Over all, I applaud you for moving on. Normally I’m not a fan of mega-chain corporate consumerism. But Walgreens would be a practical outreach to your low-income northside neighborhood.

All the best,

Agent B


*photo by the Reporter-News staff

5 comments:

g13 said...

lately i've been thinking that it would be fun to build a website that tracks megachurch mortgage defaults during the recession.

i know i'd check that site every day. wouldn'ant you?

Agent B said...

That...is a GREAT idea! I don't know how to make that web site happen. But if you do, count me in. I'll gladly contribute somehow.

The amazing story about university baptist church (or UBC as their hip young marketing strategy calls itself) is that they have long been far from mega church status. But they were the "original" mega church back in the day (1950s).

Their population dwindled over the decades (since the 1960s I'm told) and they are stuck with this massive (paid for) behemoth of a building with no way to pay for its utilities or upkeep for years.

UBC is the grandfather of the megachurch movement. And it would benefit the current megachurches to take note of UBC's demise as this is how they too will end up 20-50 years from now...

Mark my words.

g13 said...

i think that you could do a fairly simple blogspot blog and promote the churches baseball card style.

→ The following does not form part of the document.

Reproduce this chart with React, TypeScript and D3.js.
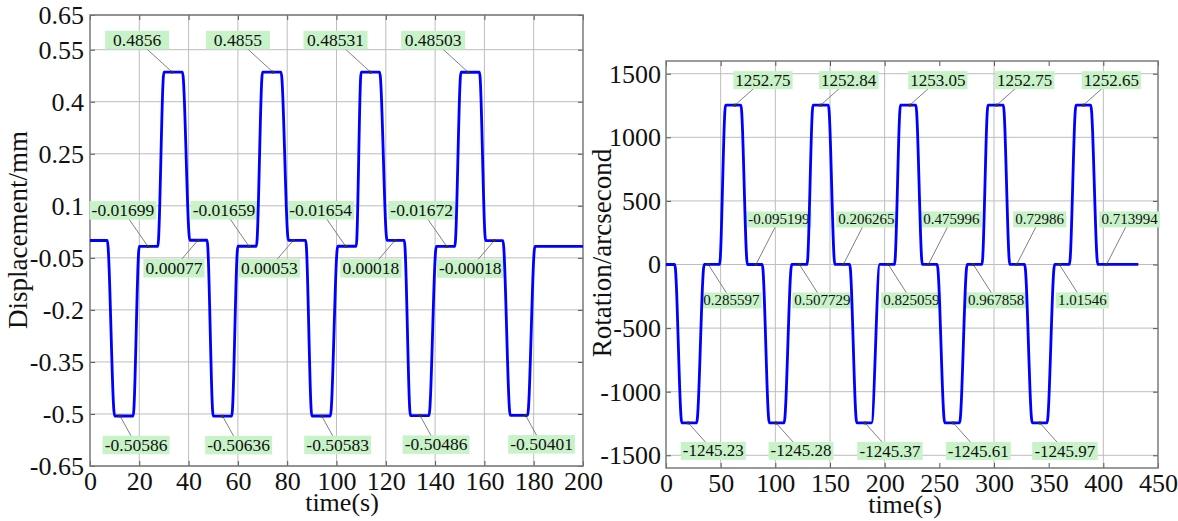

this would be one of my first cards:

http://www.tampabay.com/news/religion/article897217.ece

paula white creeps me out. however, i think it is positive that her church will now, ironically, live up to its name.

g13 said...

another prosperity gospel church hits the skids.

http://www.wsbtv.com/news/17982610/detail.html#-

did they have enough faith?

Anonymous said...

ubc is not hitting the skids...we have grown from 50 to 300!!

We have faith that we have been in that area of Abilene for a great reason. We are sticking it out...persevering and waiting for the LOrd.